Чего наслушался, чего насмотрелся Мусоргский в помещичьей среде, то выражено у него во многих письмах к приятелям начала 1860-х годов, почти тотчас после великого переворота освобождения крестьян. В одном письме он пишет из деревни: «Что у нас за помещики! Что за плантаторы!.. И с ними встречаешься каждый день, каждый день они вас слезливо мучат „утраченными правами“, „крайним разорением“. Вопль, стоны и скандалы! Есть, правда, порядочная молодежь, „мальчишки“, да я их почти никогда не вижу, молодежь эта посредничает и потому постоянно в разъездах. А я, многогрешный, вращаюсь в оной ретирадной атмосфере: она редко затрагивает инстинкт изящного, думаешь только о том, как бы не провонять и не задохнуться…» Из другого письма Мусоргского мы узнаем, как он изучал народ. В 1868 году он однажды пишет из псковской деревни: «Наблюдал за бабами и мужиками, извлек аппетитные экземпляры. Один мужик — сколок с Антония в шекспировском „Цезаре“, когда Антоний говорит речь на форуме, над трупом Цезаря. Очень умный и оригинально ехидный мужик! Все сие мне пригодится, а бабьи экземпляры — просто клад! У меня всегда так: я вот запримечу кое-каких народов, а потом, при случае, и тисну».
Первая самостоятельная попытка Перова была «Приезд станового на следствие». Пойманный в порубке леса несчастный крестьянин, гроза-становой, лукавый писарь, розги, которые вяжут на пороге избы, и словно глядящие из всех углов и из всех лиц бедность, невежество, холод и голод, злой кулак и овечья покорность — вот темы этой юношеской картины. Первая самостоятельная попытка Мусоргского была «Калистрат», и здесь темою для этой юношеской картины легли строфы Некрасова:
Нет счастливей, нет пригожее,
Нет нарядней Калистратушки!
В ключевой воде купаюся,
Пятерней чешу волосыньки,
Урожаю дожидаючи
С непосеянной полосыньки!
А хозяйка занимается
На нагих детишек стиркою,
Пуще мужа наряжается —
Носит лапти с подковыркою!
Этому юношескому своему настроению ни Перов, ни Мусоргский никогда не изменяли. Никогда во всю жизнь они не рисовали мужичков, живущих припеваючи и мило рассуждающих, сидя на завалинке; никогда их кисть не лгала и не фальшивила. Они рисовали только то, что в самом деле есть и что они в самом деле видели. За то-то и оказалось столько ими недовольных. Ведь правда жизни — главный всеобщий враг, особливо, когда нам ее представляют совершенно с другого подъезда, чем тот, который указан.

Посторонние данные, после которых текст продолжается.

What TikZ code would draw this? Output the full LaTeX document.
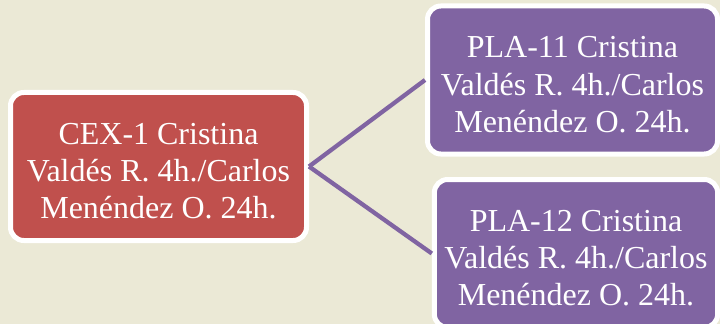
\documentclass[tikz,border=0pt]{standalone}
\usepackage{fontspec}
\setmainfont{Liberation Serif}
\definecolor{bgbeige}{RGB}{235,233,214}
\definecolor{boxred}{RGB}{192,80,77}
\definecolor{boxpurple}{RGB}{128,100,162}
\newcommand{\topstrut}{\rule{0pt}{23pt}}
\tikzset{
  box/.style={draw=white, line width=3.75pt, rounded corners=10pt, text=white,
    align=center, inner sep=0pt, font=\fontsize{24}{28}\selectfont},
  redbox/.style={box, fill=boxred},
  purplebox/.style={box, fill=boxpurple},
  link/.style={draw=boxpurple, line width=3.2pt}
}
\begin{document}
\begin{tikzpicture}[x=0.75pt,y=-0.75pt]
\fill[bgbeige] (0,0) rectangle (720,324);
\useasboundingbox (0,0) rectangle (720,324);
\clip (0,0) rectangle (720,324);
\node[redbox, minimum width=222pt, minimum height=111pt] (cex) at (158.5,166.5)
  {\topstrut CEX-1 Cristina\\Valdés R. 4h./Carlos\\Menéndez O. 24h.};
\node[purplebox, minimum width=217.5pt, minimum height=111pt] (pla11) at (572.5,80)
  {\topstrut PLA-11 Cristina\\Valdés R. 4h./Carlos\\Menéndez O. 24h.};
\node[purplebox, minimum width=212.5pt, minimum height=111pt] (pla12) at (576,253.5)
  {\topstrut PLA-12 Cristina\\Valdés R. 4h./Carlos\\Menéndez O. 24h.};
\draw[link] (cex.east) -- (pla11.west);
\draw[link] (cex.east) -- (pla12.west);
\end{tikzpicture}
\end{document}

Крестьянские типы, крестьянские сцены принадлежат к наивысшему, что только создано Перовым и Мусоргским. Фигуры мужиков в «Сцене у железной дороги», в «Охотниках на привале», в «Сельской проповеди», в «Сельских похоронах», и даже отчасти в «Пугачевцах» Перова столько же верные и поразительные типы, как и мужики в первом и в последнем акте «Бориса Годунова», в «Хованщине» и в «Трепаке» Мусоргского. Этот изумительно типичный «дедко», разглядывающий, вместе с двумя другими мужиками, поезд железной дороги, несущийся мимо, — это сущие pendants к мужикам в опере Мусоргского, стоящим на московской площади толпой перед избранием Бориса на царство. У тех и у других одинаковая смесь добродушия, наивности, покорности, пригнетенности — и тут же сейчас ума, лукавства и едкой насмешливости. Посмотрите в эти оловянные глаза «дедки», что посередине картины у Перова стоит, в его улыбку мумии — все произведения долгих лет крепостного хомута; посмотрите на этих почесывающихся мужиков в «Сельской проповеди», не совсем-то ясно понимающих проповедь батюшки о том, что «всяка власть от бога», когда барский лакей, рядом, усердно толкает их брата прочь, когда помещик сладко спит, когда помещица любезничает с франтом — это перед вами точь-в-точь те самые мужики, что нарисованы у Мусоргского в «Борисе», и из которых одни спрашивают: «Митюх, а Митюх, чего орем?», а другие отвечают: «Бона, почем я знаю!» Товарищи дедки, рассмеявшиеся на поезд, это точь-в-точь те самые мужики, что у Мусоргского юмористически отвечают полицейскому приставу, грозящему им палкой за то, что они молчат: «Только поотдохнем, заорем мы снова!»